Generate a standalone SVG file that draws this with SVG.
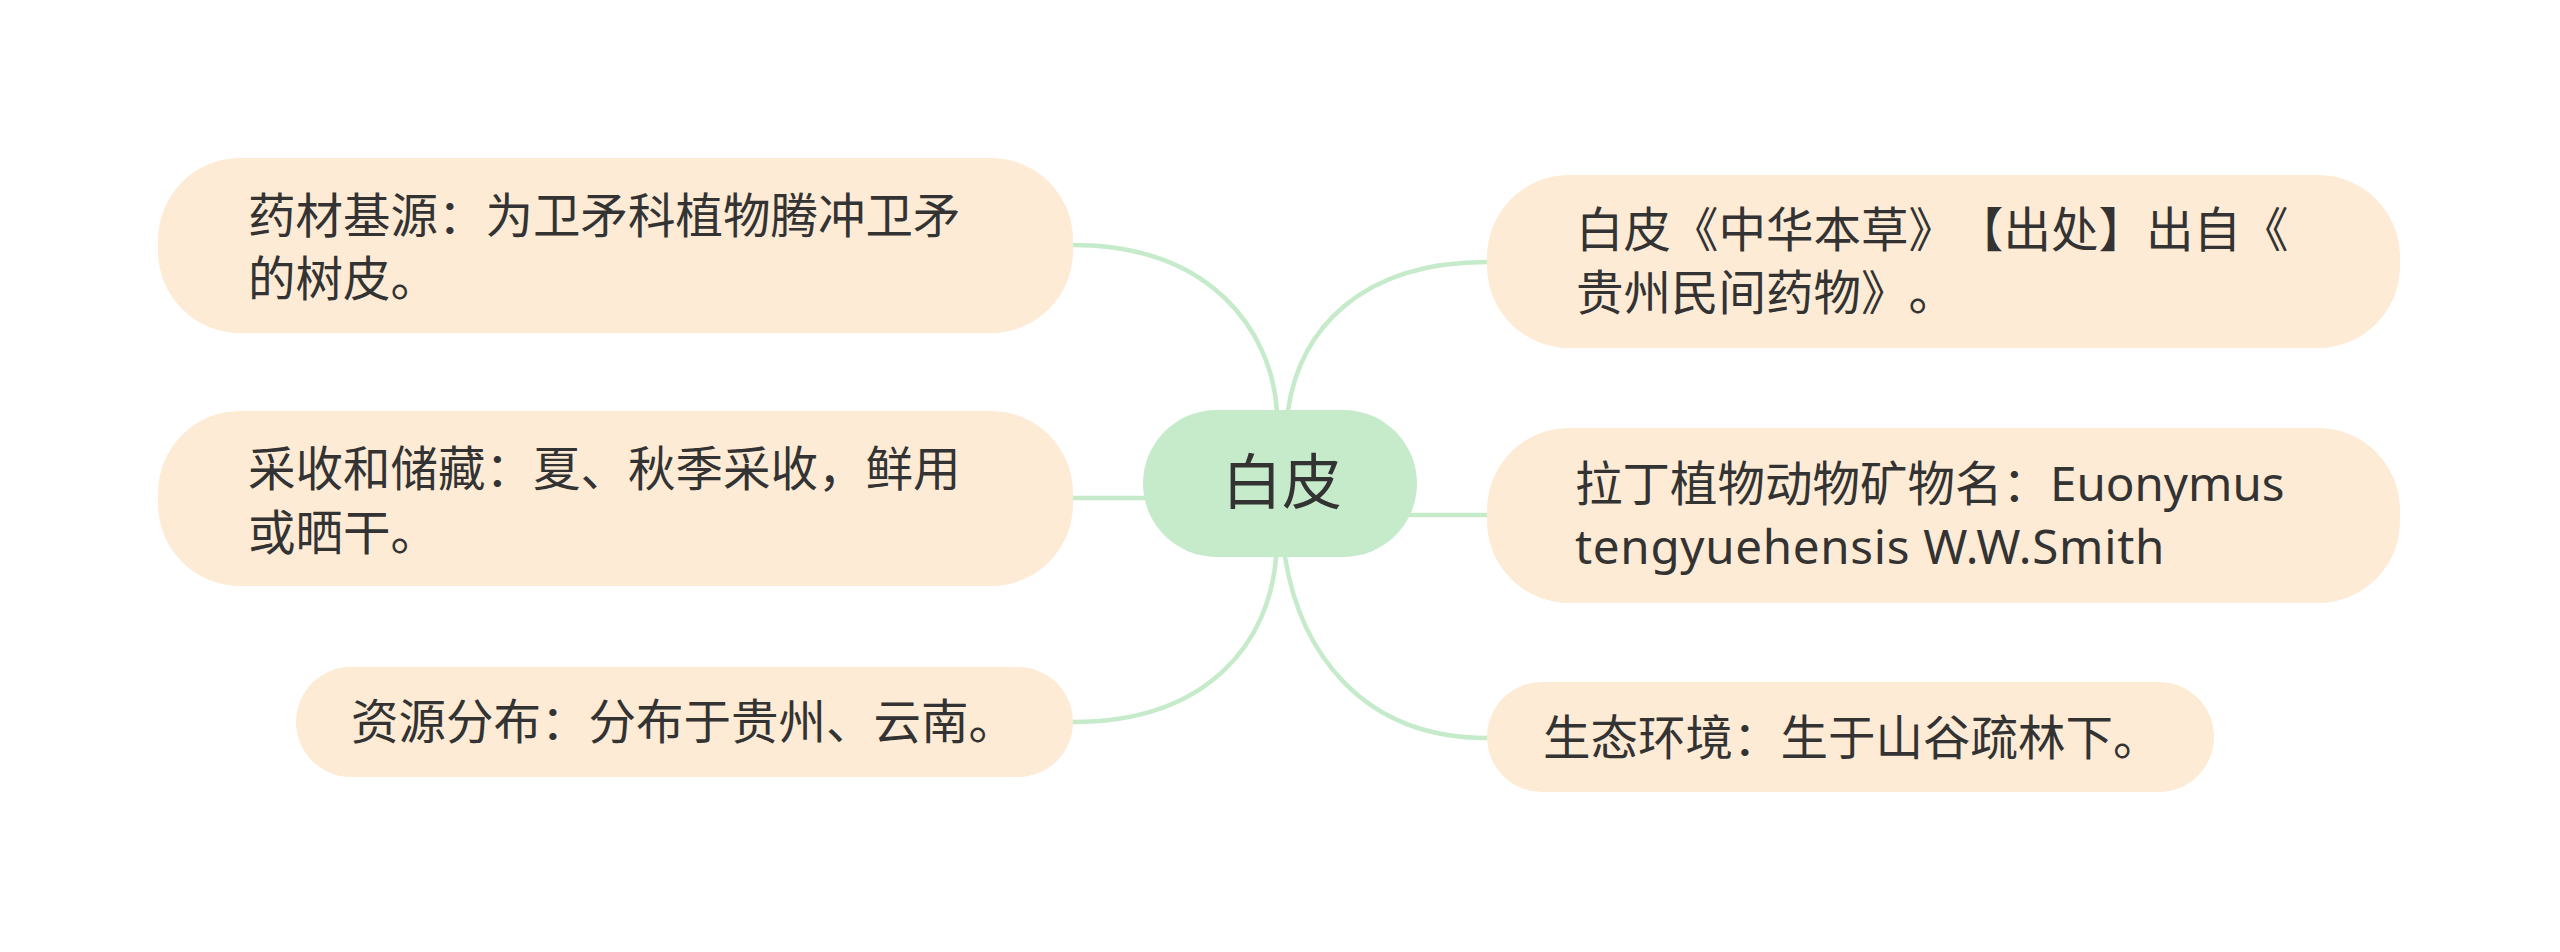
<svg xmlns="http://www.w3.org/2000/svg" width="2560" height="952" viewBox="0 0 2560 952">
<style>
.bg{fill:#ffffff}
.node rect{fill:#fdebd5}
.root rect{fill:#c6ebcb}
text{font-family:"Noto Sans","Noto Sans CJK SC",sans-serif;fill:#333333;text-spacing-trim:space-all;font-feature-settings:"halt" 0,"chws" 0}
.t{font-size:47.5px}
.rt{font-size:60px}
.conn path{fill:none;stroke:#c6ebcb;stroke-width:4.5;stroke-linecap:round}
</style>
<rect class="bg" x="0" y="0" width="2560" height="952"/>
<g id="connectors" class="conn">
<path d="M1277 430 L1277 412 C1272 330 1210 245 1073 245"/>
<path d="M1150 498 L1073 498"/>
<path d="M1276 540 L1276 557 C1270 640 1210 722 1073 722"/>
<path d="M1288 430 L1288 410 C1300 330 1360 262 1487 262"/>
<path d="M1410 515 L1487 515"/>
<path d="M1285 540 L1285 557 C1300 650 1360 738 1487 738"/>
</g>
<g id="root" class="root">
<rect x="1143" y="410" width="274" height="147" rx="73.5"/>
<text class="rt" x="1282" y="504" text-anchor="middle">白皮</text>
</g>
<g id="n1" class="node">
<rect x="158" y="158" width="915" height="175" rx="82"/>
<text class="t" x="248" y="233">药材基源：为卫矛科植物腾冲卫矛</text>
<text class="t" x="248" y="296">的树皮。</text>
</g>
<g id="n2" class="node">
<rect x="158" y="411" width="915" height="175" rx="82"/>
<text class="t" x="248" y="486">采收和储藏：夏、秋季采收，鲜用</text>
<text class="t" x="248" y="550">或晒干。</text>
</g>
<g id="n3" class="node">
<rect x="296" y="667" width="777" height="110" rx="55"/>
<text class="t" x="351" y="739">资源分布：分布于贵州、云南。</text>
</g>
<g id="r1" class="node">
<rect x="1487" y="175" width="913" height="173" rx="82"/>
<text class="t" x="1576" y="247">白皮《中华本草》【出处】出自《</text>
<text class="t" x="1576" y="310">贵州民间药物》。</text>
</g>
<g id="r2" class="node">
<rect x="1487" y="428" width="913" height="175" rx="82"/>
<text class="t" x="1575" y="501">拉丁植物动物矿物名：Euonymus</text>
<text class="t" x="1575" y="564" letter-spacing="0.7">tengyuehensis W.W.Smith</text>
</g>
<g id="r3" class="node">
<rect x="1487" y="682" width="727" height="110" rx="55"/>
<text class="t" x="1543" y="755">生态环境：生于山谷疏林下。</text>
</g>
</svg>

---+---

» The task
Omit pictures; set down the rest of the material word for word.

» Answer to this task
Generate a standalone SVG file that draws this with SVG.
<svg xmlns="http://www.w3.org/2000/svg" width="2560" height="952" viewBox="0 0 2560 952">
<style>
.bg{fill:#ffffff}
.node rect{fill:#fdebd5}
.root rect{fill:#c6ebcb}
text{font-family:"Noto Sans","Noto Sans CJK SC",sans-serif;fill:#333333;text-spacing-trim:space-all;font-feature-settings:"halt" 0,"chws" 0}
.t{font-size:47.5px}
.rt{font-size:60px}
.conn path{fill:none;stroke:#c6ebcb;stroke-width:4.5;stroke-linecap:round}
</style>
<rect class="bg" x="0" y="0" width="2560" height="952"/>
<g id="connectors" class="conn">
<path d="M1277 430 L1277 412 C1272 330 1210 245 1073 245"/>
<path d="M1150 498 L1073 498"/>
<path d="M1276 540 L1276 557 C1270 640 1210 722 1073 722"/>
<path d="M1288 430 L1288 410 C1300 330 1360 262 1487 262"/>
<path d="M1410 515 L1487 515"/>
<path d="M1285 540 L1285 557 C1300 650 1360 738 1487 738"/>
</g>
<g id="root" class="root">
<rect x="1143" y="410" width="274" height="147" rx="73.5"/>
<text class="rt" x="1282" y="504" text-anchor="middle">白皮</text>
</g>
<g id="n1" class="node">
<rect x="158" y="158" width="915" height="175" rx="82"/>
<text class="t" x="248" y="233">药材基源：为卫矛科植物腾冲卫矛</text>
<text class="t" x="248" y="296">的树皮。</text>
</g>
<g id="n2" class="node">
<rect x="158" y="411" width="915" height="175" rx="82"/>
<text class="t" x="248" y="486">采收和储藏：夏、秋季采收，鲜用</text>
<text class="t" x="248" y="550">或晒干。</text>
</g>
<g id="n3" class="node">
<rect x="296" y="667" width="777" height="110" rx="55"/>
<text class="t" x="351" y="739">资源分布：分布于贵州、云南。</text>
</g>
<g id="r1" class="node">
<rect x="1487" y="175" width="913" height="173" rx="82"/>
<text class="t" x="1576" y="247">白皮《中华本草》【出处】出自《</text>
<text class="t" x="1576" y="310">贵州民间药物》。</text>
</g>
<g id="r2" class="node">
<rect x="1487" y="428" width="913" height="175" rx="82"/>
<text class="t" x="1575" y="501">拉丁植物动物矿物名：Euonymus</text>
<text class="t" x="1575" y="564" letter-spacing="0.7">tengyuehensis W.W.Smith</text>
</g>
<g id="r3" class="node">
<rect x="1487" y="682" width="727" height="110" rx="55"/>
<text class="t" x="1543" y="755">生态环境：生于山谷疏林下。</text>
</g>
</svg>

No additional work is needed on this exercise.